My eyes didn't miss his faux paus though I suspect he kept the incident out of ear shot of the H.O.D. He had brought a body from the hospital (so he claimed), and having shaved it, was in the process of treating it with formalin when he received news that the unfortunate dead man indeed had relatives who were, at this very moment, entering the far end of the college campus and were making it to the dissection hall! The news galvanized our man and he set about his damage control measures!
A new white shroud had materialized and the body was respectfully wrapped in it. Some ally of his had darted off to the flower market and had bought generous strings of colourful garlands. And finally the cortege left the courtyard of the dissection hall. A handful of mourners following a horse drawn closed cart (Tonga) that carried the corpse as a whole packet of incense sticks wafted off a heavenly fragrance. Had it not been for Nagaraj's blunder, the dead fellow could not have had a better send off.
But there were some people, who for some strange reason thought that they could serve the society better than just lying inside their graves after their death. One such generous soul or body was of a doctor's who had donated his body for bettering the knowledge of his junior colleagues. Though he was dissected with utmost reverence and gratitude, a few unkind words were sometimes heard. It was rumored that the study of his body was an anthology of anomalies that could be possible in the human body. The good doctor had lived his life in an aberrant body!
At that time, the dissection hall of the Anatomy department seemed to be yet another of the compulsory training in the course of medicine. However, looking back today, I realize there were so many untaught, but naturally learnt lessons in those eighteen months.

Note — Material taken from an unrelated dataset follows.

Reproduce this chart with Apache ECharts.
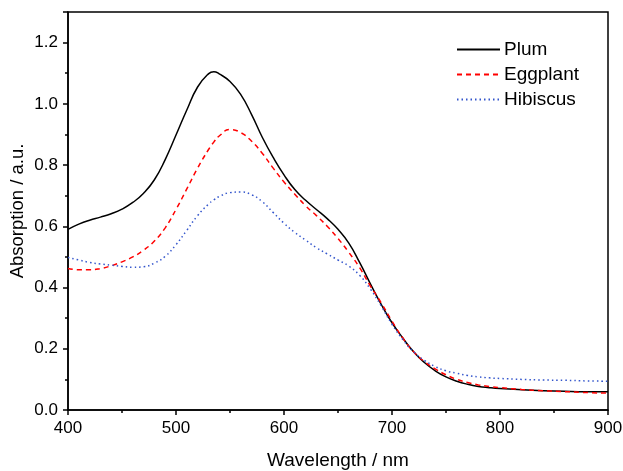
<!DOCTYPE html>
<html>
<head>
<meta charset="utf-8">
<script src="https://cdn.jsdelivr.net/npm/echarts@6/dist/echarts.min.js"></script>
<style>
  html, body { margin: 0; padding: 0; background: #fff; }
  #main { width: 623px; height: 471px; }
</style>
</head>
<body>
<div id="main"></div>
<script>
  // wavelength (nm)
  var wavelength = [400, 410, 420, 430, 440, 450, 460, 470, 480, 490, 500, 510, 520, 530, 535, 540, 550, 560, 570, 580, 590,
    600, 610, 620, 630, 640, 650, 660, 670, 680, 690, 700, 710, 720, 730, 740, 750, 760, 770, 780, 790,
    800, 820, 840, 860, 880, 900]
  var plum = [0.590, 0.607, 0.620, 0.630, 0.641, 0.656, 0.678, 0.708, 0.752, 0.818, 0.898, 0.980, 1.055, 1.098, 1.105, 1.098, 1.073, 1.030, 0.965, 0.890, 0.825,
    0.768, 0.720, 0.685, 0.655, 0.625, 0.590, 0.545, 0.482, 0.412, 0.345, 0.285, 0.235, 0.190, 0.155, 0.128, 0.108, 0.094, 0.084, 0.077, 0.073,
    0.070, 0.066, 0.063, 0.061, 0.060, 0.060]
  var eggplant = [0.462, 0.458, 0.458, 0.462, 0.471, 0.484, 0.500, 0.522, 0.552, 0.595, 0.655, 0.722, 0.790, 0.850, 0.875, 0.895, 0.916, 0.906, 0.878, 0.838, 0.790,
    0.745, 0.705, 0.667, 0.635, 0.600, 0.560, 0.515, 0.465, 0.405, 0.350, 0.290, 0.235, 0.190, 0.158, 0.134, 0.115, 0.100, 0.090, 0.082, 0.077,
    0.073, 0.067, 0.063, 0.060, 0.057, 0.055]
  var hibiscus = [0.498, 0.490, 0.482, 0.477, 0.473, 0.469, 0.466, 0.468, 0.480, 0.502, 0.540, 0.587, 0.635, 0.672, 0.686, 0.697, 0.710, 0.712, 0.703, 0.680, 0.645,
    0.610, 0.580, 0.555, 0.530, 0.510, 0.490, 0.470, 0.440, 0.395, 0.340, 0.280, 0.230, 0.190, 0.162, 0.142, 0.128, 0.120, 0.113, 0.108, 0.105,
    0.103, 0.100, 0.098, 0.097, 0.095, 0.094]

  function pairs(ys) {
    var out = []
    for (var i = 0; i < wavelength.length; i++) {
      out.push([wavelength[i], ys[i]])
    }
    return out
  }

  var font = 'Liberation Sans, Arial, sans-serif'
  var chart = echarts.init(document.getElementById('main'))
  chart.setOption({
    animation: false,
    textStyle: { fontFamily: font },
    grid: {
      left: 68,
      right: 15,
      top: 12,
      bottom: 61,
      outerBoundsMode: 'none',
      show: true,
      borderColor: '#000',
      borderWidth: 1.5,
    },
    legend: {
      left: 451,
      top: 35,
      orient: 'vertical',
      itemWidth: 43,
      itemHeight: 14,
      itemGap: 6,
      itemStyle: { opacity: 0 },
      textStyle: { fontSize: 19, color: '#000', fontFamily: font, padding: [0, 0, 0, -1] },
      data: ['Plum', 'Eggplant', 'Hibiscus'],
    },
    xAxis: {
      type: 'value',
      min: 400,
      max: 900,
      interval: 100,
      name: 'Wavelength / nm',
      nameLocation: 'middle',
      nameGap: 41,
      nameMoveOverlap: false,
      nameTextStyle: { fontSize: 19, color: '#000', fontFamily: font },
      axisLine: { lineStyle: { color: '#000', width: 1.5 } },
      axisTick: { length: 5, lineStyle: { color: '#000', width: 1.5 } },
      minorTick: { show: true, splitNumber: 2, length: 3, lineStyle: { color: '#000', width: 1.5 } },
      axisLabel: { fontSize: 17, color: '#000', margin: 10, fontFamily: font },
      splitLine: { show: false },
    },
    yAxis: {
      type: 'value',
      min: 0,
      max: 1.3,
      interval: 0.2,
      name: 'Absorption / a.u.',
      nameLocation: 'middle',
      nameGap: 41,
      nameMoveOverlap: false,
      nameTextStyle: { fontSize: 18.5, color: '#000', fontFamily: font },
      axisLine: { lineStyle: { color: '#000', width: 1.5 } },
      axisTick: { length: 5, lineStyle: { color: '#000', width: 1.5 } },
      minorTick: { show: true, splitNumber: 2, length: 3, lineStyle: { color: '#000', width: 1.5 } },
      axisLabel: {
        fontSize: 17,
        color: '#000',
        margin: 10,
        fontFamily: font,
        showMaxLabel: false,
        formatter: function (v) {
          return v > 1.25 ? '' : v.toFixed(1)
        },
      },
      splitLine: { show: false },
    },
    series: [
      {
        name: 'Plum',
        type: 'line',
        smooth: 0.5,
        symbol: 'none',
        lineStyle: { color: '#000', width: 1.5, type: 'solid' },
        itemStyle: { color: '#000' },
        data: pairs(plum),
      },
      {
        name: 'Eggplant',
        type: 'line',
        smooth: 0.5,
        symbol: 'none',
        lineStyle: { color: '#ff0000', width: 1.5, type: [5, 4] },
        itemStyle: { color: '#ff0000' },
        data: pairs(eggplant),
      },
      {
        name: 'Hibiscus',
        type: 'line',
        smooth: 0.5,
        symbol: 'none',
        lineStyle: { color: '#3355cc', width: 1.5, type: [1.5, 3] },
        itemStyle: { color: '#3355cc' },
        data: pairs(hibiscus),
      },
    ],
  })
</script>
</body>
</html>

Forbearance, the mother of all virtues first sowed her seeds here. We had to put up with an assortment of batch mates from day one till the completion. The girl who grabbed scalpel and forceps from others' hands, the slow gentleman, the not so bright midget, the icky dragon...Being in the same batch was the only common reason to work with and not against each other, the latter indulged in after dissection hours! Today I can tolerate the most boring or tenacious or sloppy patient because I started learning in the dissection hall.
Dissection also taught perseverance. We had to understand the intricacies of the body before getting down to dissecting it. Understanding the greater sac-lesser sac, arguing about the cornea and sclera, and discussing the formation of the arches-all contributed to cracking the mystery of the body bit by slogging bit. If the concept was not clear, then any amount of dissection could not show us what we wanted to see. (`The eyes do not see what the mind does not know' is another favourite adage of the medicos) So today I know not to give up on a patient- at least till I have exhausted my acumen, referred books, browsed the net, discussed with peers and did everything possible to get to the bottom of a problem.
And the greatest, most important lesson for the life of a doctor- respect of the human body. We owe it to those corpses who lay patiently tutoring us the marvels of the Creation, the beauty of the architecture and reverence to the most awe inspiring creation-the Human body!
Good write up, brings back all the old memories of the first few days in our medical college at the anatomy dissection hall. I , too was terrified at the site of the bodies and the smell of formalin. Mr nagaraj, yes , i remember him very much, he was of great help in the dissection hall when we were at trouble. God bless him. Once I got started on the dissection, there was no looking back, in fact I did most of the dissection in our table No 4. That was what made me feel I should do surgery training. Thanks very much for bringing back the good old memories.